Muslims are in an uproar. They want Jews banned from the Temple Mount. They don’t want people like Rabbi Glick talking about getting more Jews onto the Mount.

That’s why Jordan threatens to cancel its Treaty. It wants to pressure Israel to keep those Jews off the Mount.

It’s a hypocritical ploy. That 1994 Treaty protects Jews wishing to pray at the Temple Mount. The Treaty doesn’t give Jordan (or Israel) the right to ban Jews.

If anything, Jordan breaches that Treaty every time it demands that Israeli police remove Jews from the Mount. It violates that Treaty every time Jewish worship is denied.

If you want to understand the Jordanian hypocrisy, here is Article 9 of that Treaty in its entirety; the bold-face type is my emphasis:

Article 9. Places of Historical and Religious Significance and Interfaith Relations

1. Each Party will provide freedom of access to places of religious and historical significance.

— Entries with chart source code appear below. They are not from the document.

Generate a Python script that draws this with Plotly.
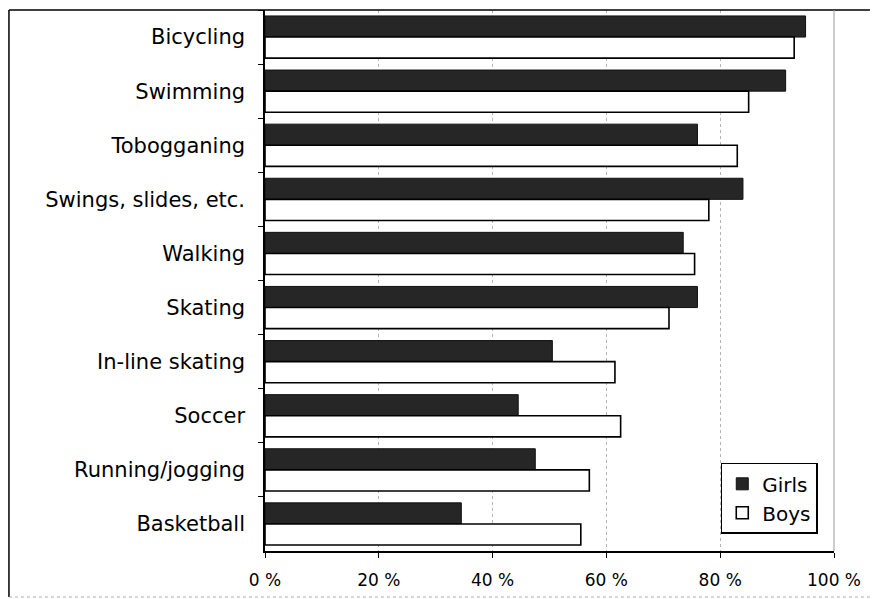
import plotly.graph_objects as go

categories = ["Bicycling", "Swimming", "Tobogganing", "Swings, slides, etc.", "Walking",
              "Skating", "In-line skating", "Soccer", "Running/jogging", "Basketball"]
girls = [95, 91.5, 76, 84, 73.5, 76, 50.5, 44.5, 47.5, 34.5]
boys = [93, 85, 83, 78, 75.5, 71, 61.5, 62.5, 57, 55.5]
tick_vals = [0, 20, 40, 60, 80, 100]
tick_text = ["0 %", "20 %", "40 %", "60 %", "80 %", "100 %"]

FONT = "DejaVu Sans, Verdana, sans-serif"

fig = go.Figure()
fig.add_trace(go.Bar(y=categories, x=girls, name="Girls", orientation="h",
                     marker=dict(color="#262626", line=dict(color="#111111", width=1))))
fig.add_trace(go.Bar(y=categories, x=boys, name="Boys", orientation="h",
                     marker=dict(color="white", line=dict(color="black", width=1.6))))

fig.update_layout(
    width=870, height=591,
    margin=dict(l=257, r=44, t=2, b=48),
    paper_bgcolor="white", plot_bgcolor="white",
    barmode="group", bargap=0.22, bargroupgap=0,
    font=dict(family=FONT, size=20, color="black"),
    legend=dict(x=0.801, y=0.163, xanchor="left", yanchor="top",
                bordercolor="black", borderwidth=1.5, bgcolor="white",
                font=dict(size=20), tracegroupgap=0, itemwidth=30),
    xaxis=dict(range=[0, 100], tickvals=tick_vals, ticktext=tick_text,
               showgrid=True, gridcolor="#b5b5b5", griddash="dot", gridwidth=1,
               showline=True, linecolor="black", linewidth=1.5,
               ticks="outside", ticklen=5, tickcolor="black",
               tickfont=dict(size=17), ticklabelstandoff=8, zeroline=False),
    yaxis=dict(autorange="reversed", showline=True, linecolor="black", linewidth=1.5,
               ticks="outside", ticklen=5, tickcolor="black", tickson="boundaries",
               tickfont=dict(size=21), ticklabelstandoff=14, showgrid=False),
    shapes=[
        dict(type="line", xref="paper", yref="paper", x0=-0.45, x1=1.2, y0=1, y1=1,
             line=dict(color="black", width=1.5)),
        dict(type="line", xref="paper", yref="paper", x0=-0.45, x1=-0.45, y0=1, y1=-0.085,
             line=dict(color="black", width=1.5)),
        dict(type="line", xref="paper", yref="paper", x0=-0.45, x1=1.2, y0=-0.085, y1=-0.085,
             line=dict(color="#aaaaaa", width=1, dash="dot")),
        dict(type="line", xref="paper", yref="paper", x0=1, x1=1, y0=0, y1=1,
             line=dict(color="#999999", width=1)),
    ],
)

fig.write_html("out.html")
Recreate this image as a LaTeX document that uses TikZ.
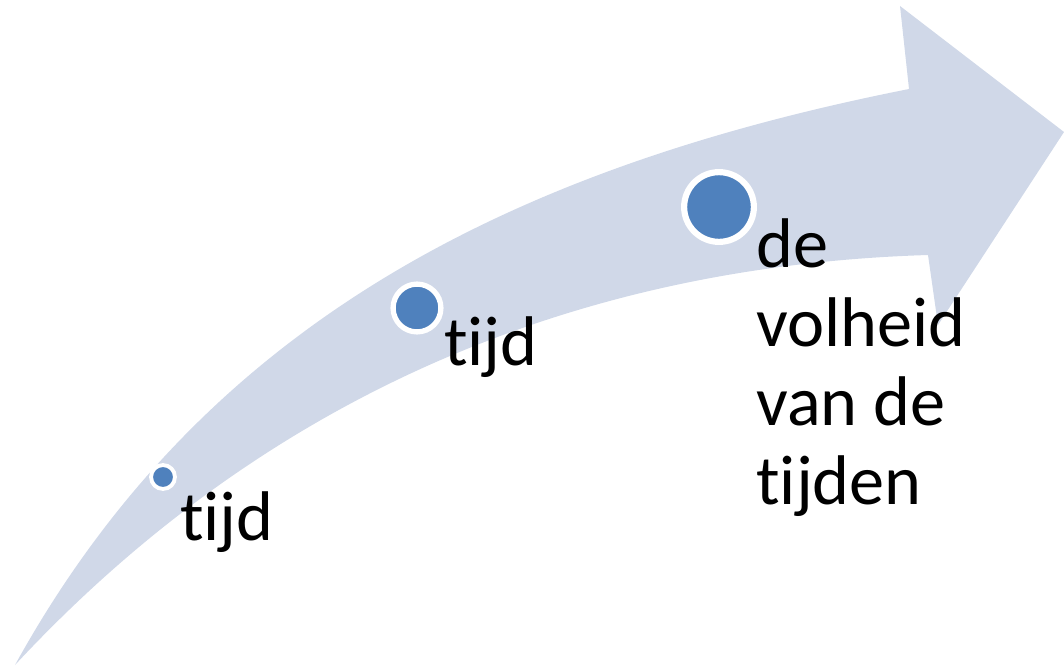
\documentclass[tikz,border=0pt]{standalone}
\usepackage{fontspec}
\setmainfont{Carlito}[Ligatures=NoCommon]
\definecolor{band}{RGB}{208,216,232}
\definecolor{dot}{RGB}{79,129,189}
\begin{document}
\begin{tikzpicture}[x=0.02cm,y=-0.02cm,
  dotnode/.style={circle,fill=dot,draw=white,line width=#1,inner sep=0pt},
  lbl/.style={inner sep=0pt,anchor=base west,align=left,font=\fontsize{40pt}{44.8pt}\selectfont}]
\useasboundingbox (0,0) rectangle (1064,669);
\fill[band] (15,665) .. controls (200,330) and (500,170) .. (909,89)
  -- (900,6) -- (1064,132) -- (938,325) -- (928,255)
  .. controls (600,265) and (280,380) .. (15,665) -- cycle;
\node[dotnode=2.2pt,minimum size=24pt*0.567] (c1) at (163,477) {};
\node[dotnode=3pt,minimum size=48pt*0.567] (c2) at (417,308) {};
\node[dotnode=3.5pt,minimum size=70pt*0.567] (c3) at (719,207) {};
\node[lbl] (t1) at (180,540) {tijd};
\node[lbl] (t2) at (444,365) {tijd};
\node[lbl] (t3) at (756,504) {de\\volheid\\van de\\tijden};
\end{tikzpicture}
\end{document}
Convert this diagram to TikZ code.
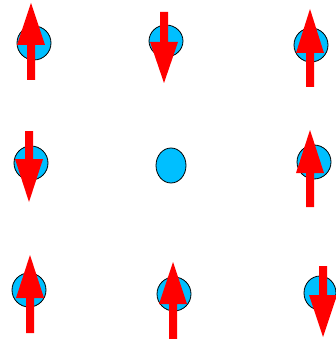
\documentclass[tikz,border=0pt]{standalone}
\usetikzlibrary{shapes.geometric}
\definecolor{spinblue}{RGB}{0,191,255}
\tikzset{
  spin/.style={ellipse, draw=black, line width=0.8pt, fill=spinblue, inner sep=0pt, minimum width=34pt, minimum height=34pt},
  spinarrow/.style={fill=red}
}
% \spinarr{x}{shaft end y}{head base y}{tip y}
\newcommand{\spinarr}[4]{%
  \fill[spinarrow] (#1-4,#2) -- (#1-4,#3) -- (#1-14,#3) -- (#1,#4) -- (#1+14,#3) -- (#1+4,#3) -- (#1+4,#2) -- cycle;}
\begin{document}
\begin{tikzpicture}[x=1pt,y=-1pt]
\useasboundingbox (0,0) rectangle (335,339);
% spins
\node[spin] (s11) at (34,43) {};
\node[spin, minimum height=32pt] (s12) at (166,41) {};
\node[spin] (s13) at (311,45) {};
\node[spin] (s21) at (31,163) {};
\node[spin, minimum width=30pt, minimum height=35pt] (s22) at (171,165.5) {};
\node[spin] (s23) at (314,162) {};
\node[spin] (s31) at (29,290) {};
\node[spin] (s32) at (174,294) {};
\node[spin, minimum width=32pt] (s33) at (320,293) {};
% arrows
\spinarr{31}{80}{45}{3}
\spinarr{164}{12}{42}{83}
\spinarr{310}{87}{53}{9}
\spinarr{29}{131}{159}{202}
\spinarr{310}{207}{173}{130}
\spinarr{30}{333}{298}{255}
\spinarr{173}{339}{304}{262}
\spinarr{323}{266}{295}{337}
\end{tikzpicture}
\end{document}
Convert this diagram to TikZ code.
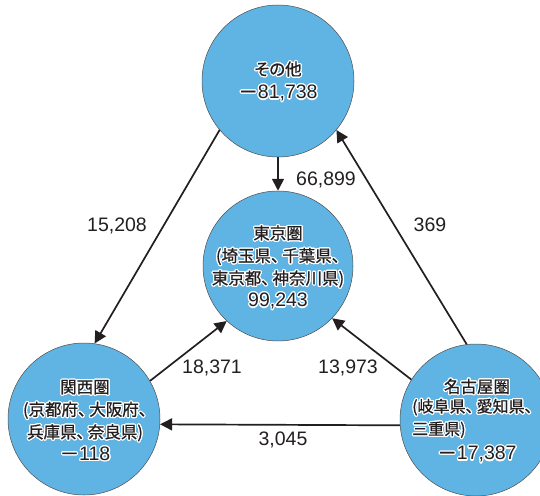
\documentclass[tikz,border=0pt]{standalone}
\usepackage{fontspec}
\setmainfont{Liberation Sans}
\newfontfamily\jp[RawFeature=+palt,FakeBold=0.8]{Noto Sans CJK JP}
\usepackage{contour}
\contourlength{1.2pt}
\contournumber{16}
\usetikzlibrary{arrows.meta}
\definecolor{circfill}{RGB}{96,180,228}
\definecolor{ink}{RGB}{35,31,32}
\newcommand\hl[1]{\contour{white}{#1}}
\newcommand\jm{{\jp －}}
\newcommand\tn{、\hspace{3pt}}
\newcommand\bignum{\fontsize{19.5}{22.5}\selectfont}
\tikzset{
  region/.style={circle,fill=circfill,draw=ink!80,line width=0.5pt,minimum size=152pt,inner sep=0pt},
  flow/.style={draw=ink,line width=1.7pt,-{Triangle[length=12pt,width=12pt]}},
  num/.style={text=ink,font=\bignum,inner sep=1pt},
  ctext/.style={text=ink,align=center,inner sep=0pt,font=\fontsize{16.5}{22.5}\selectfont},
  ltext/.style={text=ink,align=left,inner sep=0pt,font=\fontsize{16}{22.5}\selectfont},
}
\begin{document}
\begin{tikzpicture}[x=1pt,y=-1pt]
\useasboundingbox (0,0) rectangle (540,495);
\clip (0,0) rectangle (540,495);
\node[region] (T) at (278,81) {};
\node[region,minimum size=150pt] (C) at (278,266) {};
\node[region] (L) at (84,419) {};
\node[region] (R) at (476,420) {};

\node[ctext] (Tt) at (278,82) {\hl{\jp その他}\\[1pt]\hl{\bignum\jm81,738}};
\node[ctext] (Ct) at (278,268) {\hl{\jp 東京圏}\\\hl{\jp (埼玉県\tn 千葉県、}\\\hl{\jp 東京都\tn 神奈川県)}\\\hl{\bignum 99,243}};
\node[ctext] (Lt) at (85,421) {\hl{\jp 関西圏}\\\hl{\jp (京都府\tn 大阪府、}\\\hl{\jp 兵庫県\tn 奈良県)}\\\hl{\bignum\jm118}};
\node[ctext] (Rt1) at (477,387) {\hl{\jp 名古屋圏}};
\node[ltext,anchor=west] (Rt2) at (412,419) {\hl{\jp (岐阜県\tn 愛知県、}\\\hl{\jp 三重県)}};
\node[ctext] (Rt3) at (477,455) {\hl{\bignum\jm17,387}};

\draw[flow] (T.-90) -- (C.90);
\draw[flow] (T.-140.8) -- (L.82);
\draw[flow] (R.97) -- (T.-40.4);
\draw[flow] (L.30.6) -- (C.-133.5);
\draw[flow] (R.148.8) -- (C.-44.5);
\draw[flow] (R.184) -- (L.-4.4);

\node[num] (n1) at (326,180) {66,899};
\node[num] (n2) at (117,226) {15,208};
\node[num] (n3) at (430,225) {369};
\node[num] (n4) at (212,368) {18,371};
\node[num] (n5) at (348,368) {13,973};
\node[num] (n6) at (283,440) {3,045};
\end{tikzpicture}
\end{document}
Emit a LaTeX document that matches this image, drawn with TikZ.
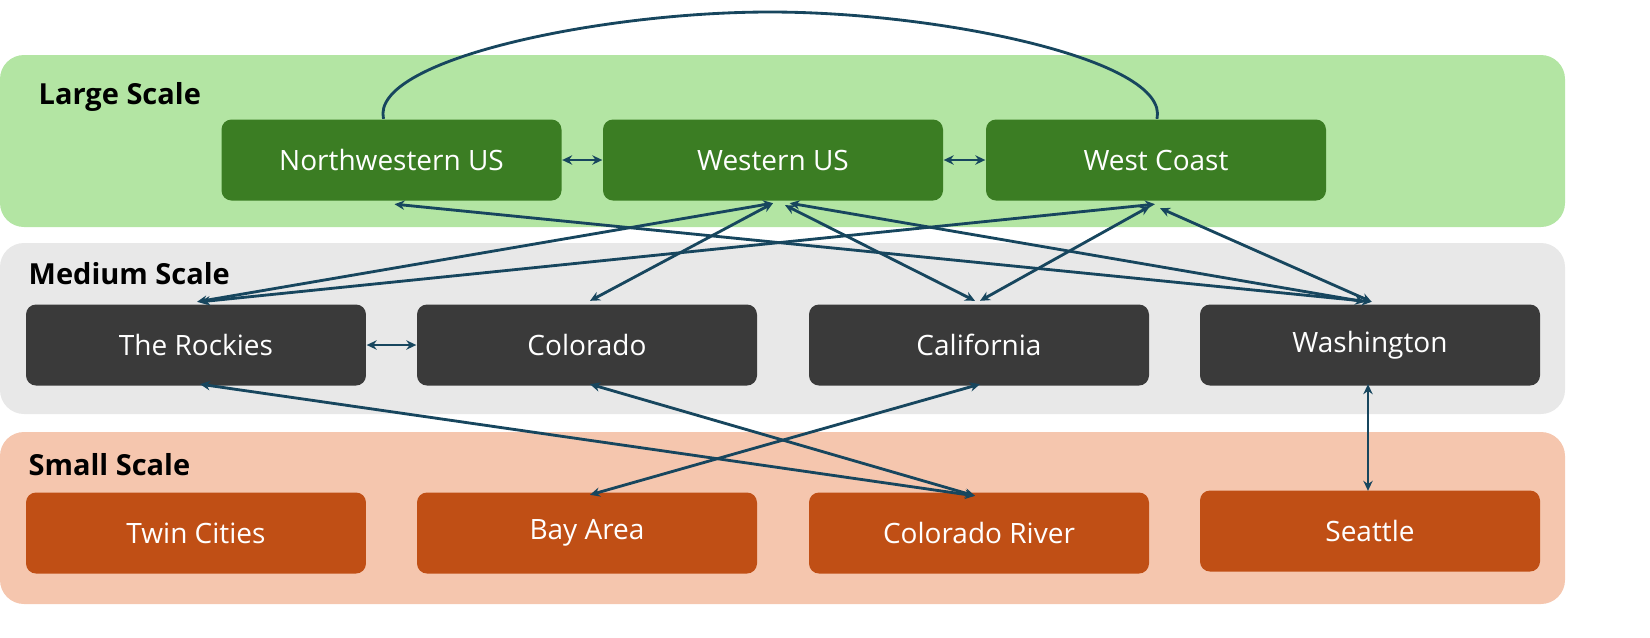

2. In this regard, in accordance with the Washington Declaration, Israel respects the present special role of the Hashemite Kingdom of Jordan in Muslim Holy shrines in Jerusalem. When negotiations on the permanent status will take place, Israel will give high priority to the Jordanian historic role in these shrines.

3. The Parties will act together to promote interfaith relations among the three monotheistic religions, with the aim of working towards religious understanding, moral commitment, freedom of religious worship, and tolerance and peace.


The treaty is clear: each Party (Israel and Jordan) agrees to provide freedom of access to places of religious and historical significance.  Israel does that for Muslims (except during periods of Arab violence). Jordan tries to ban Jews every day it can.

Jordan violates the Treaty.

Also, each Party (Israel and Jordan) agrees to promote the freedom of religious worship for the three monotheistic religions. Israel does that. Jordan refuses to do it.

Now, when an Israeli Jew (Rabbi Glick) works to enforce that Treaty (by seeking more access to Jews on the Mount), not only does he get shot in an assassination attempt against his life, Jordan threatens to revoke the Treaty.

That’s hypocrisy: Jordan says one thing (it agrees to promote freedom of worship for all, including Jews), then does the opposite (it tries its best to deny that freedom to Jews).

What’s Israel going to do about that? Ban Jews from the Temple Mount?